Figure 11 shows the PLR as a function of the load at module #1 with the load at module #2 as a parameter. The number of modules is N=2. The number of FDLs is M=30. The length of each FDL is L=L max. It is found that the PLR increases with load at module #1 and #2.
Figure 12 shows the PLR as a function of the load at module #1 with the number of module N as a parameter. The number of FDLs is M=30. The length of each FDL is L=L max. Loads of modules other than #1 are all set to 0.3. It is found that the PLR increases with load at module #1 and N.
Figure 13 shows the breakdown of such numbers as input, output, discarded and broken packet in (a) module #1 and (b) module #2. Parameters are set to as follows; the number of modules is N=2, the number of FDLs is M=30, the length of each FDL is L=L max, the load of module #1 is changed, and that of module #2 is 0.5 fixed. It is found from Fig. 13(a) that the number of output packets saturates up to 70 when the load at module #1 exceeds 0.3. This is because it starts overflow at that point, namely the number of discarded packets increases in proportion to the input. As a result, the PLR also increases. In case of module #2 shown in Fig. 13(b) that the fixed number of input initially exceeds its overflow limit, and so the number of discarded packets increases up to a certain value. Then, the number of output decreases to the same level as that of module #1. Therefore, this 2×1 buffer puts the identical output priority to the two modules.
3.2. Average Delay
Packets stored and forwarded through the buffer have been experienced a certain amount of delay determined mainly by the load and parameters M and L. We examine the average delay time by computer simulation.
Figure 14 shows the average delay as a function of the load at module #1 with the number of FDLs M as a parameter. The number of modules is N=2. The load of the module #2 is set to 0.5. The length of each FDL is L=L max. It is found that the average delay increases with load at module #1 and M.

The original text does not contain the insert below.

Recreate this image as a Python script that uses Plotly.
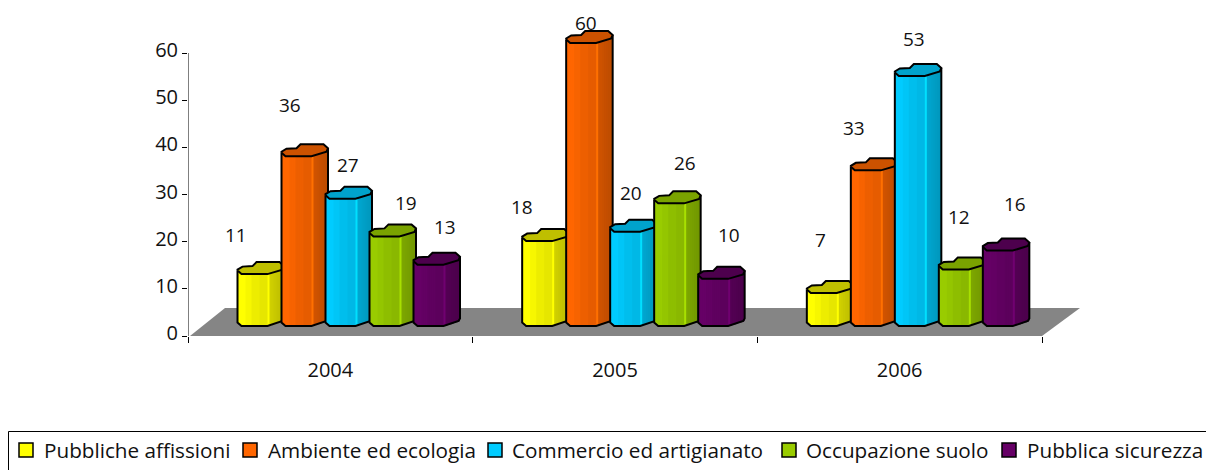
import plotly.graph_objects as go

years = ["2004", "2005", "2006"]
series_names = ["Pubbliche affissioni", "Ambiente ed ecologia", "Commercio ed artigianato",
                "Occupazione suolo", "Pubblica sicurezza"]
pubbliche = [11, 18, 7]
ambiente = [36, 60, 33]
commercio = [27, 20, 53]
occupazione = [19, 26, 12]
sicurezza = [13, 10, 16]
series_values = [pubbliche, ambiente, commercio, occupazione, sicurezza]
colors = ["#FFFF00", "#FF6600", "#00CCFF", "#99CC00", "#660066"]
top_colors = ["#BFBF00", "#CC5200", "#00A3CC", "#7AA300", "#4D004D"]
y_ticks = [0, 10, 20, 30, 40, 50, 60]
# label offsets from the bar's top centre (pixels: right, up), per series per year
label_dx = [[-25, -23, -10], [-15, -3, -20], [-1, -2, -4], [13, 8, -3], [8, 8, 9]]
label_dy = [[39, 34, 53], [51, 20, 42], [34, 39, 37], [33, 40, 52], [38, 44, 47]]
# legend layout in pixels
legend_swatch_x = [19, 243, 488, 782, 1002]
legend_text_x = [42, 266, 510, 804, 1025]

W, H = 1206, 470
LAYOUT_H = 480
AX_L, AX_R, AX_T, AX_B = 188, 1042, 53, 336
SX, SY = (AX_R - AX_L) / 3, (AX_B - AX_T) / 60
YMAX = 70
FLOOR = 10 / SY          # bars stand on the floor, 10px above the axis
BW = 46.5
START, PITCH = 49.5, 44
FONT = "Open Sans, Noto Sans, sans-serif"
FS = 20.7

SIDE = [(0, 3.5), (4, 0), (30, 0), (45, 5), (BW, 7.5)]
TOP = [(0, 3.5), (4, 0), (30, 0), (45, 4.5), (BW, 8), (42, 12), (19, 12), (15, 8), (5, 7.5), (0, 4.5)]


def px(x):
    return x / W


def py(y):
    return 1 - y / H


def prof(dx):
    for (a, b), (c, d) in zip(SIDE, SIDE[1:]):
        if dx <= c:
            return b + (d - b) * (dx - a) / (c - a)
    return SIDE[-1][1]


def shade(hex_c, f):
    r, g, b = (int(hex_c[i:i + 2], 16) for i in (1, 3, 5))
    return f"rgb({min(255, r * f):.0f},{min(255, g * f):.0f},{min(255, b * f):.0f})"


def slice_factor(dx):
    if 29 <= dx < 31:
        return 1.1
    if dx < 8:
        return 1.0
    if dx < 14:
        return 0.97
    if dx < 22:
        return 0.93
    if dx < 29:
        return 0.9
    return 0.82 - 0.006 * (dx - 31)


fig = go.Figure()
STEP = 2.0
n_slices = int(BW / STEP)
for i, (vals, col, tcol) in enumerate(zip(series_values, colors, top_colors)):
    lefts = [c + (START + PITCH * i) / SX for c in range(3)]
    z = 2 * i + 1
    # gradient slices of the cylinder; each overlaps the next so no seams show
    for k in range(n_slices):
        dx = k * STEP
        w = min(STEP + 2, BW - dx)
        fig.add_trace(go.Bar(
            x=[l + (dx + w / 2) / SX for l in lefts], y=vals,
            base=[FLOOR + prof(dx + STEP / 2) / SY] * 3,
            width=w / SX, marker=dict(color=shade(col, slice_factor(dx)), line_width=0),
            showlegend=False, hoverinfo="skip", zorder=z))
    # outline of the side and the top face
    ox, oy, tx, ty = [], [], [], []
    for l, v in zip(lefts, vals):
        pts = [(0, v * SY + 3.5)] + SIDE + [(BW, v * SY + 8)]
        ox += [l + a / SX for a, _ in pts] + [None]
        oy += [FLOOR + b / SY for _, b in pts] + [None]
        tx += [l + a / SX for a, _ in TOP] + [l, None]
        ty += [FLOOR + v + b / SY for _, b in TOP] + [FLOOR + v + 3.5 / SY, None]
    fig.add_trace(go.Scatter(x=ox, y=oy, mode="lines", line=dict(color="black", width=2),
                             showlegend=False, hoverinfo="skip", zorder=z + 1))
    fig.add_trace(go.Scatter(x=tx, y=ty, mode="lines", fill="toself", fillcolor=tcol,
                             line=dict(color="black", width=2),
                             showlegend=False, hoverinfo="skip", zorder=z + 1))

annotations = []
for i, vals in enumerate(series_values):
    for c, v in enumerate(vals):
        annotations.append(dict(
            x=c + (START + PITCH * i + BW / 2) / SX, y=FLOOR + v, xref="x", yref="y",
            text=str(v), showarrow=False, xshift=label_dx[i][c], yshift=label_dy[i][c],
            font=dict(family=FONT, size=19, color="#111111")))

floor_path = (f"M {px(190)} {py(336)} L {px(225)} {py(308)} L {px(1080)} {py(308)} L {px(1042)} {py(336)} Z")
shapes = [
    dict(type="path", path=floor_path, xref="paper", yref="paper", fillcolor="#858585", line_width=0, layer="below"),
    dict(type="rect", xref="paper", yref="paper", x0=px(8.5), x1=1.2, y0=py(431.5), y1=-0.2,
         line=dict(color="black", width=1), fillcolor="rgba(0,0,0,0)", layer="below"),
    dict(type="line", xref="x", yref="y", x0=0, x1=0, y0=0, y1=60, line=dict(color="black", width=1)),
]
for i, name in enumerate(series_names):
    sx = legend_swatch_x[i]
    shapes.append(dict(type="rect", xref="paper", yref="paper", x0=px(sx), x1=px(sx + 14), y0=py(457), y1=py(443),
                       line=dict(color="black", width=1.5), fillcolor=colors[i]))
    annotations.append(dict(x=px(legend_text_x[i]), y=py(450), xref="paper", yref="paper", xanchor="left",
                            yanchor="middle", text=name, showarrow=False,
                            font=dict(family=FONT, size=FS, color="#111111")))

fig.update_layout(
    width=W, height=LAYOUT_H, margin=dict(l=0, r=0, t=0, b=0), autosize=False,
    paper_bgcolor="white", plot_bgcolor="rgba(0,0,0,0)", barmode="overlay", showlegend=False,
    font=dict(family=FONT, size=20, color="#111111"),
    xaxis=dict(domain=[px(AX_L), px(AX_R)], range=[0, 3], tickvals=[0.5, 1.5, 2.5], ticktext=years, ticks="",
               showgrid=False, zeroline=False, showline=True, linecolor="black", linewidth=1,
               ticklabelstandoff=16,
               minor=dict(tickvals=[0, 1, 2, 3], ticks="outside", ticklen=6, tickcolor="black", showgrid=False)),
    yaxis=dict(domain=[py(AX_B), py(AX_B - YMAX * SY)], range=[0, YMAX], tickvals=y_ticks, ticks="outside",
               ticklen=5, tickcolor="black", showgrid=False, zeroline=False, showline=False, ticklabelshift=-3),
    shapes=shapes,
    annotations=annotations,
)
fig.write_html("out.html", config={"displayModeBar": False},
               post_script="document.documentElement.style.margin='0';document.body.style.margin='0';document.documentElement.style.overflow='hidden';document.body.style.overflow='hidden';")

Figure 15 shows the average delay as a function of the load at module #1 with the length of each FDL L as a parameter. The number of modules is N=2. The load of the module #2 is set to 0.5. The number of FDLs is M=10. It is found that the average delay increases with load at module #1 and L.
Figure 16 shows distribution and moving average indicated by dots and solid curves, respectively, of delay time as a function of packet arrival time to each module with loads as parameters. The load of the module #1 is changed between 0.3, 0.5, and 0.7. The load of the module #2 is set to 0.5. The number of modules is N=2. The number of FDLs is M=30.
The length of each FDL is L=L max. It is found that the delay time shows linear increase with packet arrival time because of the growth of buffer occupation. Moreover, the delay time shows saturation where the buffer occupation comes up to a maximum capacity. In addition, the heavily-loaded module, which corresponds to module #2 at Fig. 16(a) whereas module #1 at (c), shows faster increase and saturation than another module.
We have proposed an autonomous first-in-first-out buffer with capability of storing a single packet in each of FDLs. Characteristics of PLR and average delay have been investigated by numerical simulation. As a result, the PLR and the average delay have a trade-off relation at such parameters as number of FDL M and length of each FDL L. Therefore they should be determined by system demand. Smaller M and larger L can be options for implementing the system from viewpoints of footprint, power consumption, and avoid complicated control. Our future works include detailed investigation of buffering performance considering response time in switching and other constituent devices, and experimental verification.